The solution does exist near this point and is unique because both the differential equation and its partial derivative with respect to y are continuous at that point.

c.) If the initial condition is given by (x,y) = (1,0) does the solution exist near this point and is it unique if it exists?

The solution does not exist near this point because the differential equation is discontinuous at that point.

d.) Give several intervals where the solution exists and is unique.
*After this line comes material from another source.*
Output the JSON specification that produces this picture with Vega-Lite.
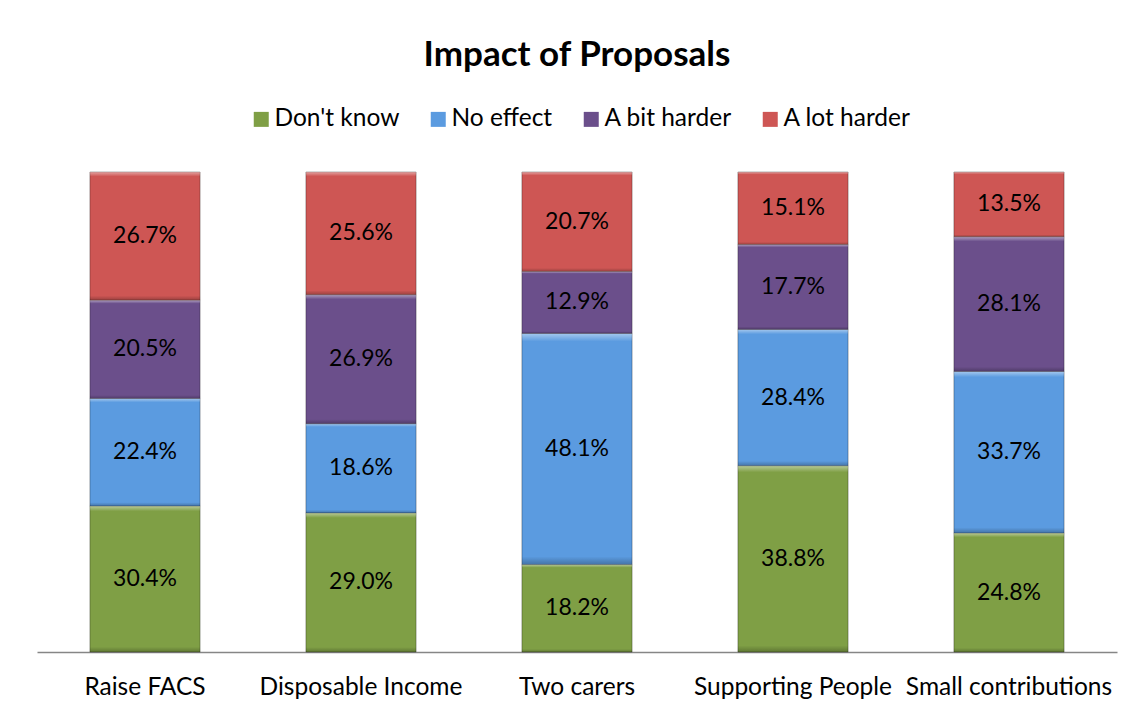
{
  "$schema": "https://vega.github.io/schema/vega-lite/v6.json",
  "width": 1080,
  "height": 480,
  "autosize": {"type": "none"},
  "padding": {"left": 37, "top": 172, "right": 17, "bottom": 61},
  "background": "white",
  "config": {"view": {"stroke": null}, "font": "Lato"},
  "title": {
    "text": "Impact of Proposals",
    "anchor": "middle",
    "frame": "group",
    "font": "Lato",
    "fontSize": 35,
    "fontWeight": "bold",
    "color": "black",
    "offset": 34
  },
  "data": {
    "values": [
      {"proposal": "Raise FACS", "response": "Don't know", "order": 1, "share": 0.304},
      {"proposal": "Raise FACS", "response": "No effect", "order": 2, "share": 0.224},
      {"proposal": "Raise FACS", "response": "A bit harder", "order": 3, "share": 0.205},
      {"proposal": "Raise FACS", "response": "A lot harder", "order": 4, "share": 0.267},
      {"proposal": "Disposable Income", "response": "Don't know", "order": 1, "share": 0.290},
      {"proposal": "Disposable Income", "response": "No effect", "order": 2, "share": 0.186},
      {"proposal": "Disposable Income", "response": "A bit harder", "order": 3, "share": 0.269},
      {"proposal": "Disposable Income", "response": "A lot harder", "order": 4, "share": 0.256},
      {"proposal": "Two carers", "response": "Don't know", "order": 1, "share": 0.182},
      {"proposal": "Two carers", "response": "No effect", "order": 2, "share": 0.481},
      {"proposal": "Two carers", "response": "A bit harder", "order": 3, "share": 0.129},
      {"proposal": "Two carers", "response": "A lot harder", "order": 4, "share": 0.207},
      {"proposal": "Supporting People", "response": "Don't know", "order": 1, "share": 0.388},
      {"proposal": "Supporting People", "response": "No effect", "order": 2, "share": 0.284},
      {"proposal": "Supporting People", "response": "A bit harder", "order": 3, "share": 0.177},
      {"proposal": "Supporting People", "response": "A lot harder", "order": 4, "share": 0.151},
      {"proposal": "Small contributions", "response": "Don't know", "order": 1, "share": 0.248},
      {"proposal": "Small contributions", "response": "No effect", "order": 2, "share": 0.337},
      {"proposal": "Small contributions", "response": "A bit harder", "order": 3, "share": 0.281},
      {"proposal": "Small contributions", "response": "A lot harder", "order": 4, "share": 0.135}
    ]
  },
  "transform": [
    {"stack": "share", "groupby": ["proposal"], "sort": [{"field": "order", "order": "ascending"}], "offset": "normalize", "as": ["v0", "v1"]},
    {"calculate": "(datum.v0 + datum.v1) / 2", "as": "mid"}
  ],
  "encoding": {
    "x": {
      "field": "proposal",
      "type": "nominal",
      "sort": ["Raise FACS", "Disposable Income", "Two carers", "Supporting People", "Small contributions"],
      "scale": {"paddingInner": 0.49, "paddingOuter": 0.245},
      "axis": {
        "title": null,
        "labelAngle": 0,
        "ticks": false,
        "domainColor": "#868686",
        "domainWidth": 1.5,
        "labelFont": "Lato",
        "labelFontSize": 24.5,
        "labelColor": "black",
        "labelPadding": 23,
        "labelLimit": 400
      }
    }
  },
  "layer": [
    {
      "mark": {"type": "bar", "stroke": "#000000", "strokeOpacity": 0.3, "strokeWidth": 1},
      "encoding": {
        "y": {"field": "v0", "type": "quantitative", "scale": {"domain": [0, 1]}, "axis": null},
        "y2": {"field": "v1"},
        "color": {
          "field": "response",
          "type": "nominal",
          "scale": {
            "domain": ["Don't know", "No effect", "A bit harder", "A lot harder"],
            "range": ["#7F9F45", "#5B9BE0", "#6B4F8B", "#CE5654"]
          },
          "legend": {
            "title": null,
            "orient": "none",
            "direction": "horizontal",
            "legendX": 212,
            "legendY": -65,
            "padding": 0,
            "symbolType": "square",
            "symbolSize": 225,
            "symbolStrokeWidth": 0,
            "labelFont": "Lato",
            "labelFontSize": 24.5,
            "labelColor": "black",
            "labelOffset": 1,
            "labelLimit": 300,
            "columnPadding": 26
          }
        }
      }
    },
    {
      "mark": {
        "type": "bar",
        "fill": {
          "gradient": "linear",
          "x1": 0, "y1": 0, "x2": 0, "y2": 1,
          "stops": [
            {"offset": 0, "color": "rgba(255,255,255,0.45)"},
            {"offset": 0.035, "color": "rgba(255,255,255,0.0)"},
            {"offset": 0.965, "color": "rgba(0,0,0,0.0)"},
            {"offset": 1, "color": "rgba(0,0,0,0.25)"}
          ]
        }
      },
      "encoding": {
        "y": {"field": "v0", "type": "quantitative", "scale": {"domain": [0, 1]}},
        "y2": {"field": "v1"}
      }
    },
    {
      "mark": {"type": "text", "font": "Lato", "fontSize": 23, "color": "black", "baseline": "middle", "align": "center"},
      "encoding": {
        "y": {"field": "mid", "type": "quantitative", "scale": {"domain": [0, 1]}},
        "text": {"field": "share", "type": "quantitative", "format": ".1%"}
      }
    }
  ]
}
... This is where I'm stuck :/

Sorry again for the confusion, I should've chosen the right sentences to express my thoughts more clearly before actually posting them

11. Feb 6, 2012

### LCKurtz

OK, you have drawn what looks like a solution. Have you written down its equation and verified that it is a solution? Is it a solution on [-1/2,1/2]? [-2,2]? Think about that.

12. Feb 6, 2012

### prosteve037

Its equation is $y(x) = -x + 1$ :

$y = -x + 1$

$y' = -1$

$y' = \frac{x - 1}{y}$

$y' = \frac{x - 1}{-x + 1}$

$y' = -1$

And yes, it's a solution in those intervals:

$y(x) = -x +1$

$y(-\frac{1}{2}) = \frac{1}{2} + 1 = \frac{3}{2}$

$y'(-\frac{1}{2}) = -1$

$y(\frac{1}{2}) = -\frac{1}{2} + 1 = \frac{1}{2}$

$y'(\frac{1}{2}) = -1$

$y(-2) = 2 + 1 = 3$

$y'(-2) = -1$

$y(2) = -2 + 1 = -1$

$y'(2) = -1$

13. Feb 6, 2012

### LCKurtz

Really? Does it satisfy your DE at (1,0), which is in the interval [-2,2]?

14. Feb 6, 2012

### prosteve037

Oh oops! No it doesn't, it's discontinuous at that point :P

So then are the intervals $[\frac{-1}{2}≤ x ≤ \frac{1}{2}], [x ≥ 2], [x ≤ -2]$ for $y(x) = -x + 1$?

15. Feb 6, 2012

### LCKurtz

The solution through (0,1) is not valid on two of those intervals.